Mr. Speaker, it is a great honour to rise today in support of Motion No. 315 by the member for Kings—Hants, in which he quite properly raises the issue of income inequality, a growing inequality in this country and others in the OECD.
This country is blessed to have some very able civil servants, none more able than Mark Carney, the Governor of the Bank of Canada. When he was asked about what he thought about the Occupy Wall Street movement, he did not lapse into bankerspeak. He did not lapse into the mumbo-jumbo that passes for rarefied conversation among bankers and to which very few are admitted as privileged conversationalists. Rather, he said what he thought. He said that the movement actually has a point that there is growing inequality among people, particularly in the U.S.
I do not particularly care to isolate or point to the United States, because what is true there is also true here, but the U.S. operates on a much larger scale than we do. Indeed, the Occupy Wall Street movement pointed to an income inequality that is far more exaggerated there, I would say, than here. Some of the executives on Wall Street have incomes and wealth comparable to the GDPs of small countries, but with a dubious contribution to actual wealth generation. In many instances, it is just moving money around in various circles with no corollary whereby actual wealth is increased.
In Canada we are developing a similar problem. Article after article talks about the difference between Main Street and Bay Street, but both the left and the right of the political spectrum are aware of the problem. I do not often quote David Frum, but he had the issue quite well nailed when he stated:
Equality in itself never can be or should be a conservative goal. But inequality taken to extremes can overwhelm conservative ideals of self-reliance, limited government and national unity. It can delegitimize commerce and business and invite destructive protectionism and overregulation. Inequality, in short, is a conservative issue too.
For those who think that tax cuts or market deregulation are the be-all and end-all both in industrial policy and in addressing the issues of income inequality, I would encourage them to read Mr. Frum's thoughts in his article on this matter. Those, of course, on the Liberal side see social equality as a goal in and of itself. Regardless of where one finds oneself on the political spectrum, if Mark Carney says we have a problem, then we have a problem.
Lack of opportunity leads to a sense of hopelessness and a withdrawal from the basic grease that makes society function. If it can be observed that people do not participate in NGOs, charities or various social functions, et cetera—and that has been observed in the literature—then the core of our social fabric starts to fray.
This, in turn, leads to some forms of anti-social behaviour, not necessarily among those who do not participate; increased criminality, which is a draw on the resources of the state for security; and other forms of cost. In other words, costs go up, cohesion goes down and frustration runs rampant.
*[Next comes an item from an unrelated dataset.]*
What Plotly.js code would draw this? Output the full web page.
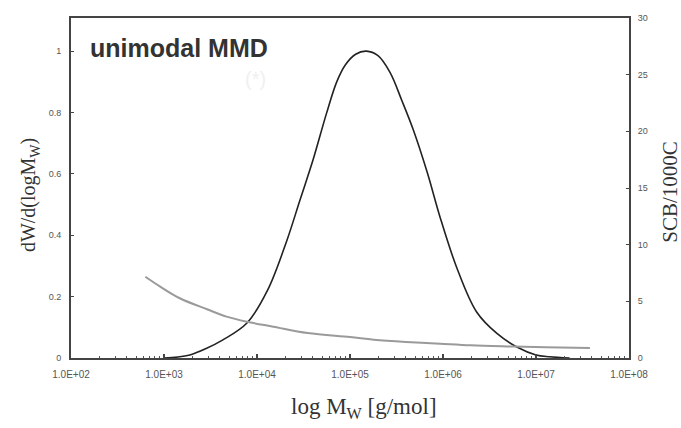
<!DOCTYPE html>
<html>
<head>
<meta charset="utf-8">
<script src="https://cdn.plot.ly/plotly-3.0.1.min.js"></script>
<style>html,body{margin:0;padding:0;background:#fff;}#chart{width:681px;height:428px;}</style>
</head>
<body>
<div id="chart"></div>
<script>
// Molar mass distribution (left axis)
const mmdMw = [1.0e3, 1.4e3, 1.9e3, 2.8e3, 4.3e3, 7.8e3, 1.3e4, 2.1e4, 2.9e4, 4.0e4, 5.6e4, 7.2e4, 8.9e4, 1.15e5, 1.5e5, 2.0e5, 2.7e5, 3.6e5, 4.8e5, 6.8e5, 9.3e5, 1.4e6, 2.3e6, 3.8e6, 6.3e6, 1.0e7, 1.4e7, 2.3e7];
const mmdVal = [0.0, 0.003, 0.01, 0.03, 0.059, 0.114, 0.221, 0.384, 0.515, 0.645, 0.798, 0.9, 0.955, 0.99, 1.0, 0.985, 0.93, 0.84, 0.743, 0.603, 0.459, 0.296, 0.15, 0.08, 0.035, 0.01, 0.004, 0.0];
// Short chain branching (right axis)
const scbMw = [6.3e2, 9.1e2, 1.48e3, 2.9e3, 4.7e3, 7.8e3, 1.5e4, 3.5e4, 1.0e5, 1.8e5, 4.0e5, 9.3e5, 2.0e6, 4.9e6, 1.26e7, 3.8e7];
const scbVal = [7.17, 6.3, 5.27, 4.3, 3.65, 3.2, 2.76, 2.2, 1.85, 1.62, 1.42, 1.26, 1.12, 1.02, 0.94, 0.88];
// Tick labels
const xTickVals = [1e2, 1e3, 1e4, 1e5, 1e6, 1e7, 1e8];
const xTickText = ["1.0E+02", "1.0E+03", "1.0E+04", "1.0E+05", "1.0E+06", "1.0E+07", "1.0E+08"];
const yTickVals = [0, 0.2, 0.4, 0.6, 0.8, 1];
const yTickText = ["0", "0.2", "0.4", "0.6", "0.8", "1"];
const y2TickVals = [0, 5, 10, 15, 20, 25, 30];
const y2TickText = ["0", "5", "10", "15", "20", "25", "30"];

const minorVals = [];
xTickVals.slice(0, -1).forEach(d => { for (let k = 2; k <= 9; k++) minorVals.push(d * k); });

const traces = [
  {x: mmdMw, y: mmdVal, type: 'scatter', mode: 'lines', line: {color: '#222', width: 1.6, shape: 'spline', smoothing: 1}, yaxis: 'y', hoverinfo: 'skip'},
  {x: scbMw, y: scbVal, type: 'scatter', mode: 'lines', line: {color: '#9a9a9a', width: 2, shape: 'spline', smoothing: 1}, yaxis: 'y2', hoverinfo: 'skip'}
];

const tickFont = {family: 'Liberation Sans, Arial, sans-serif', size: 9, color: '#555'};
const serif = 'Liberation Serif, Times New Roman, serif';

const layout = {
  width: 681, height: 428,
  margin: {l: 71, r: 52, t: 18, b: 70},
  paper_bgcolor: '#fff', plot_bgcolor: '#fff',
  showlegend: false,
  xaxis: {
    type: 'log', range: [2, 8],
    tickmode: 'array', tickvals: xTickVals, ticktext: xTickText,
    ticks: 'inside', ticklen: 4, tickcolor: '#444', tickwidth: 1.5,
    minor: {tickmode: 'array', tickvals: minorVals, ticks: 'inside', ticklen: 2.5, tickcolor: '#555', tickwidth: 1, showgrid: false},
    showgrid: false, zeroline: false,
    showline: true, linecolor: '#444', linewidth: 2, mirror: true,
    ticklabelstandoff: 6,
    tickfont: {family: 'Liberation Sans, Arial, sans-serif', size: 10, color: '#555'}
  },
  yaxis: {
    range: [0, 1.108],
    tickmode: 'array', tickvals: yTickVals, ticktext: yTickText,
    ticks: 'inside', ticklen: 3, tickcolor: '#444',
    showgrid: false, zeroline: false,
    showline: true, linecolor: '#444', linewidth: 2,
    ticklabelstandoff: 6,
    tickfont: tickFont
  },
  yaxis2: {
    overlaying: 'y', side: 'right', range: [0, 30],
    tickmode: 'array', tickvals: y2TickVals, ticktext: y2TickText,
    ticks: 'inside', ticklen: 3, tickcolor: '#444',
    showgrid: false, zeroline: false,
    showline: true, linecolor: '#444', linewidth: 2,
    ticklabelstandoff: 5,
    tickfont: tickFont
  },
  annotations: [
    {text: '<b>unimodal MMD</b>', xref: 'paper', yref: 'paper', x: 0.03, y: 0.912, xanchor: 'left', yanchor: 'middle', showarrow: false,
     font: {family: 'Liberation Sans, Arial, sans-serif', size: 25, color: '#333'}},
    {text: '(*)', xref: 'paper', yref: 'paper', x: 0.33, y: 0.82, xanchor: 'center', yanchor: 'middle', showarrow: false,
     font: {family: 'Liberation Sans, Arial, sans-serif', size: 20, color: '#f0f0f0'}},
    {text: 'dW/d(logM<sub>W</sub>)', xref: 'paper', yref: 'paper', x: -0.073, y: 0.48, xanchor: 'center', yanchor: 'middle', textangle: -90, showarrow: false,
     font: {family: serif, size: 20, color: '#333'}},
    {text: 'SCB/1000C', xref: 'paper', yref: 'paper', x: 1.074, y: 0.49, xanchor: 'center', yanchor: 'middle', textangle: -90, showarrow: false,
     font: {family: serif, size: 21, color: '#333'}},
    {text: 'log M<sub>W</sub> [g/mol]', xref: 'paper', yref: 'paper', x: 0.525, y: -0.148, xanchor: 'center', yanchor: 'middle', showarrow: false,
     font: {family: serif, size: 23, color: '#333'}}
  ]
};

Plotly.newPlot('chart', traces, layout, {displayModeBar: false, staticPlot: true});
</script>
</body>
</html>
The policy-thinkers on both left and right recognize the importance of designing policies that respond to these issues. To carry on with my theme of our being blessed with very able civil servants, I will quote the deputy governor of the Bank of Canada, Tiff Macklem:
Markets work better than anything else. They have proven over time to be the best generator of prosperity. But markets need to be guided by sound policy frameworks with clear rules that must be enforced with consistency and transparency. Effective inflation control, combined with well-regulated financial systems, are critical ingredients to sustained economic growth and shared prosperity.
The forces of globalization and technological change that have propelled global growth and driven rising inequality within many countries are not likely to abate. We need to harness these sources of growth while increasing opportunity for all our citizens.
That is not exactly what one would expect from a deputy governor of the Bank of Canada. It is an insight into the fact that not all of the people can hoard the wealth.
I would point to, as well, this month's Atlantic Monthly, which has a discussion about the issues of capital ratios. I know that will put a lot of people to sleep, and my colleague from Kings—Hants is snoring as we speak.
The issue is: In the great recession, what precipitated that? Was it capital ratios or was it incentives? The author argues in the article that we had the wrong incentives, particularly in the United States, but not so much here. However, we had the wrong incentives.
The capital ratios, how much capital we have to keep compared to how much money we are lending, were not all that different from historical norms. However, we had the wrong incentives.
The wrong incentives were essentially greed incentives. People who are brokers have to do the churn because their income is based upon the churn. People who are CEOs have to make that quarterly dividend or they are out the door. The market has a responsibility and so also do governments.
It is not as if the governments, and by that I mean both Liberal and Conservative governments, have been unaware of this issue. I remember when I was in finance, we worked on the working income tax benefit. It was probably one of the most intellectually intriguing but also intellectually challenging issues. I remember sitting around the finance table, trying to grapple with this as we would try to move it into the budget.
I am pleased to see that in fact the momentum of that initiative has gone forward with the current government. The universal child tax benefit was another issue dealt with. Again, it is an attempt to recognize not only the benefit of bringing children into the world and the costs of raising those children but also the social inequality that comes from parenting. The Canadian child tax benefit, as well, is a less subtle way of dealing with that issue.
As I finish, I want to urge all members to support the hon. member for Kings—Hants in his quest or attempt to address issues of income inequality. I think it is a worthy motion. I think it is a thoughtful motion. I think it would be worthwhile to refer it to the finance committee and report it back to this House.